The new me is so many people all at once... mother, daughter, lover, care-taker, friend, nurse, gardener, home owner, employee, creator, and confidante. With all these voices bouncing around my head, the hum of self barely exists.
Probably the most pressing at the moment is that I'm the rather new mother of a teenage boy. Nowadays, teens have enough pain and emotion to process for even the very best birth parent to handle; but I'm not even that. And to top it off, I'm only ten years older than my kid.
I love this child... I hurt when he hurts... I feel when he feels. I want to hold him and protect him but the little shit is bigger than I am, by about a foot! I'm such a huggy, lovey person but with this relationship I have to figure out new boundaries. I have to be strong where I would normally be weak. I have to smile where I would normally cry. This tests me to the core, but I can't help it, because I love him and I will continue to support him.
When everything around me feels such a wreck, I know that I have to be stable. I have to be the strength to hold him up when he feels like diving under. I'm tired beyond tired. I drive out of my way by 45 minutes to take him to school every morning and to pick him up every evening. But no matter how complex my life or surroundings could be, I find strength... for him.

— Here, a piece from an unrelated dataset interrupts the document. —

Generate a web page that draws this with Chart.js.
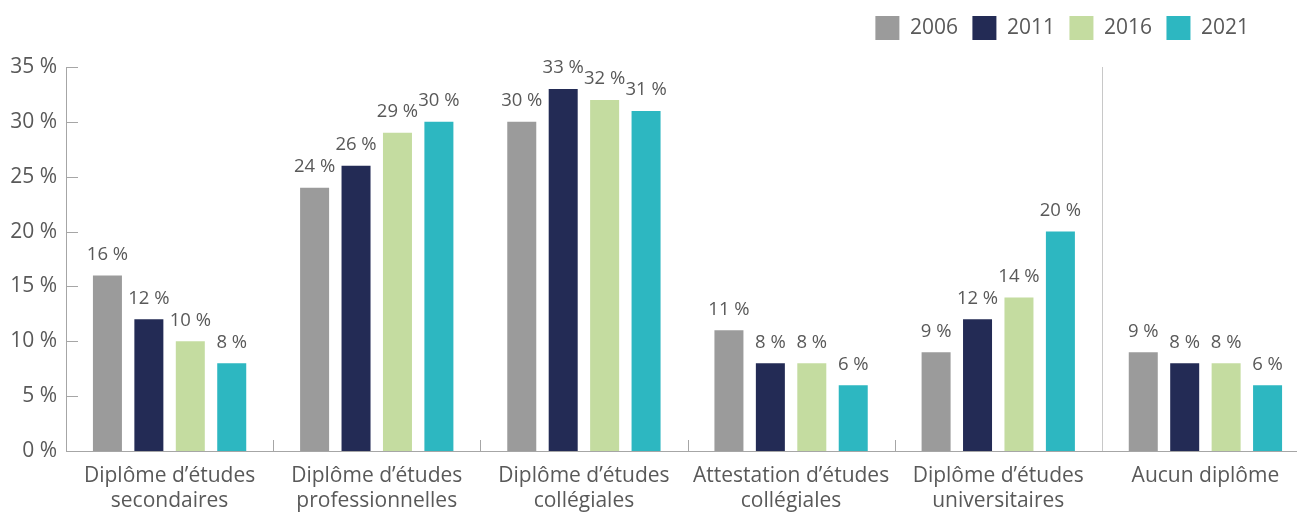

I didn't raise him from birth so I didn't instill in him the values I find of the utmost importance. Probably the most difficult we struggle with is lying. Down to my deepest bone I believe in honesty. I live as true and forthright as I can bare to be. And he lies. He lies so much I'm not sure what to believe. I want to trust him, believe him, support him... but how do you support something when you don't even know that it's real?
I've given him blind faith and been led astray. I want to teach him better. I keep thinking if he just trusts me enough he'll stop lying,... but I ultimately don't know that. One major aspect of raising a teen is knowing that they make their own decisions, and merely attempting to shape their choices without force.
With all of these new aspects in my life, each day is tiring. I have all these voices screaming at me to be this or to be that. When each day all I want to be is me... better and better, me. Why can't I just hear me? Maybe I could be stronger if I could just hear my voice a little bit more.